U.S. pork producers could be hard hit by public reaction to the outbreak of so called "Swine Flu" that originated in Mexico. Already, several countries including China have halted pork imports from countries where the flu strain has been found, including Mexico and some parts of the U.S. However, cooking Pork will kill the virus, so in theory, this should have no impact on pork consumption. Nevertheless, just like the Mad Cow scare that was prevalent several years ago, it is hard to prevent initial consumers' fears, and traders have turned sellers in Lean Hog futures, causing nearby futures to plunge the 3-cent limit. Although emotions can affect prices initially, longer-term factors such as weak economic conditions and smaller Hog herds will be a greater factor on Hog prices this year. Near-term, the most active June Hog futures continue to trade at a large premium to the CME 2-day Lean Hog index, which could spell further futures price weakness. Pork-cutout values may continue to trend lower, especially if consumers initially balk at buying pork until they can be re-assured that it is safe.
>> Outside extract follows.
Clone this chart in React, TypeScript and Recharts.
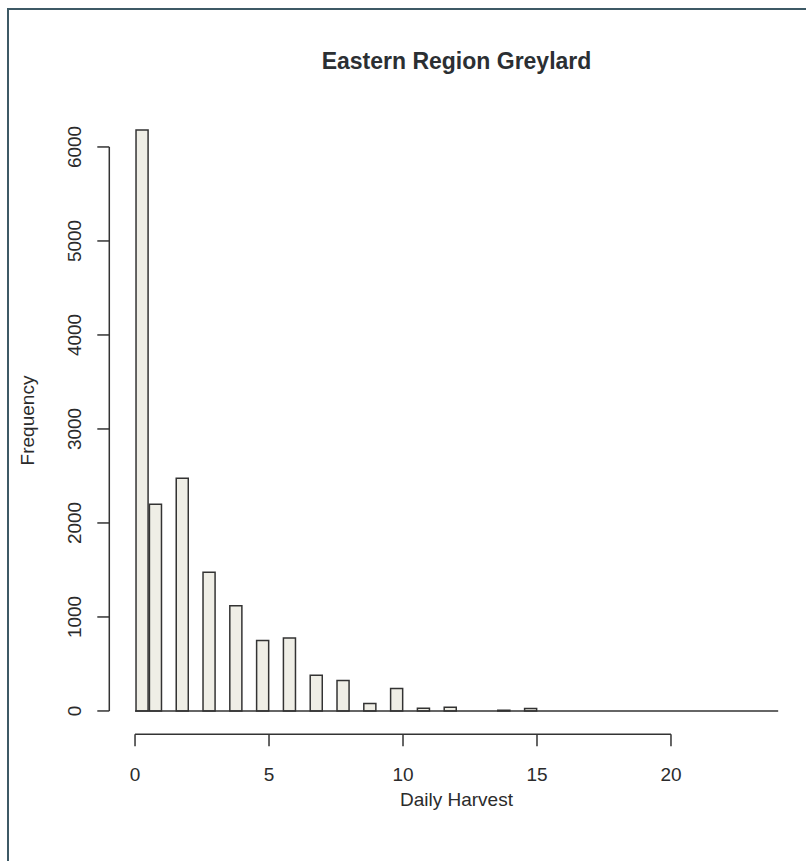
import React from 'react';
import { ComposedChart, Bar, XAxis, YAxis, ReferenceLine } from 'recharts';

// daily harvest value -> frequency (R hist, breaks every 0.5)
const harvestValues = [0, 1, 2, 3, 4, 5, 6, 7, 8, 9, 10, 11, 12, 13, 14, 15];
const frequencies = [6180, 2200, 2475, 1475, 1120, 750, 775, 380, 325, 80, 240, 30, 40, 0, 8, 25];
const xTicks = [0, 5, 10, 15, 20];
const yTicks = [0, 1000, 2000, 3000, 4000, 5000, 6000];

const BIN = 0.5;
const BREAK_MAX = 24;
const X_MIN = -0.04 * BREAK_MAX;
const X_MAX = BREAK_MAX * 1.04;
const Y_TOP = Math.max(...frequencies);
const Y_MIN = -0.04 * Y_TOP;
const Y_MAX = Y_TOP * 1.04;

const bins = harvestValues.map((v, i) => {
  const start = v === 0 ? 0 : v - BIN;
  return { mid: start + BIN / 2, count: frequencies[i] };
});

const W = 806;
const H = 861;
const margin = { top: 106.8, right: 2.1, bottom: 66.8, left: 9.3 };
const Y_AXIS_W = 100;
const X_AXIS_H = 60;
const plotWidth = W - margin.left - margin.right - Y_AXIS_W;
const barSize = (BIN * plotWidth) / (X_MAX - X_MIN);

const FONT = '"Liberation Sans", Arial, Helvetica, sans-serif';
const INK = '#333';

const YTick = (props: any) => {
  const { x, y, payload } = props;
  const tx = x - 16.5;
  return (
    <text
      x={tx}
      y={y}
      transform={`rotate(-90 ${tx} ${y})`}
      textAnchor="middle"
      fontSize={19}
      fontFamily={FONT}
      fill="#2b2b2b"
    >
      {payload.value}
    </text>
  );
};

export default function App() {
  return (
    <div
      style={{
        position: 'absolute',
        left: 0,
        top: 0,
        width: W,
        height: H,
        background: '#fff',
        overflow: 'hidden',
        fontFamily: FONT,
      }}
    >
      <div
        style={{
          position: 'absolute',
          left: 7,
          top: 8,
          right: -4,
          bottom: -4,
          borderTop: '2px solid #3d5965',
          borderLeft: '2px solid #3d5965',
        }}
      />
      <ComposedChart width={W} height={H} data={bins} margin={margin}>
        <XAxis
          type="number"
          dataKey="mid"
          domain={[X_MIN, X_MAX]}
          allowDataOverflow
          ticks={xTicks}
          axisLine={false}
          tickSize={12}
          tickMargin={21}
          height={X_AXIS_H}
          tickLine={{ stroke: INK, strokeWidth: 1.5 }}
          tick={{ fontSize: 19, fill: '#2b2b2b', fontFamily: FONT }}
        />
        <YAxis
          type="number"
          domain={[Y_MIN, Y_MAX]}
          allowDataOverflow
          ticks={yTicks}
          axisLine={false}
          tickSize={12}
          tickMargin={0}
          width={Y_AXIS_W}
          tickLine={{ stroke: INK, strokeWidth: 1.5 }}
          tick={<YTick />}
        />
        <ReferenceLine
          segment={[{ x: xTicks[0], y: Y_MIN }, { x: xTicks[xTicks.length - 1], y: Y_MIN }]}
          stroke={INK}
          strokeWidth={1.5}
          ifOverflow="visible"
        />
        <ReferenceLine
          segment={[{ x: X_MIN, y: yTicks[0] }, { x: X_MIN, y: yTicks[yTicks.length - 1] }]}
          stroke={INK}
          strokeWidth={1.5}
          ifOverflow="visible"
        />
        <ReferenceLine
          segment={[{ x: 0, y: 0 }, { x: BREAK_MAX, y: 0 }]}
          stroke={INK}
          strokeWidth={1.5}
          ifOverflow="visible"
        />
        <Bar
          dataKey="count"
          barSize={barSize}
          fill="#efeee6"
          stroke={INK}
          strokeWidth={1.5}
          isAnimationActive={false}
        />
      </ComposedChart>
      <div
        style={{
          position: 'absolute',
          left: 0,
          width: 913,
          top: 50,
          textAlign: 'center',
          fontSize: 23,
          lineHeight: '23px',
          fontWeight: 'bold',
          color: '#2b2f33',
        }}
      >
        Eastern Region Greylard
      </div>
      <div
        style={{
          position: 'absolute',
          left: 0,
          width: 913,
          top: 790,
          textAlign: 'center',
          fontSize: 19,
          lineHeight: '19px',
          color: '#2b2b2b',
        }}
      >
        Daily Harvest
      </div>
      <div
        style={{
          position: 'absolute',
          left: 27 - 100,
          top: 420.5 - 9.5,
          width: 200,
          textAlign: 'center',
          fontSize: 19,
          lineHeight: '19px',
          color: '#2b2b2b',
          transform: 'rotate(-90deg)',
        }}
      >
        Frequency
      </div>
    </div>
  );
}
Although Hog futures might initially be in the spotlight, other markets such as the Grains and Energies are also affected by this Flu outbreak, with potentially lower livestock feed demand hurting Corn and Soybean Meal prices and reduced travel curtailing jet fuel and gasoline demand.

Trading Idea

Given the potential for nearby Pork demand to fall sharply as swine flu fears filter their way through the media, some traders may wish to consider bear spreads in Lean Hog Futures. An example of one such trade is selling June Lean Hogs and buying August Lean Hogs. Traders would want to see the price differential between August and June Hogs widen. As of this writing, August Hogs were trading at a 0.95-cent premium to June. Traders should remember that spread trading may not necessarily be less risky than trading outright futures positions, and it is possible for one trading month to be trading higher and another trading lower at the same time.

Technicals

Looking at the daily chart for June Hogs, we notice both the near and long-term trends were already heading lower before the major media attention regarding 'Swine Flu" hit over the weekend. Monday's near limit down opening has left a major gap in the daily charts that will act as resistance for the June contract. Prices are now well below both the 20 day 100-day moving averages, and momentum as measured by the 14-day RSI has nearly reached oversold territory with a current reading of 30.78. 65.00 is the next support point for June hogs, with the Gap at 71.10 acting as resistance.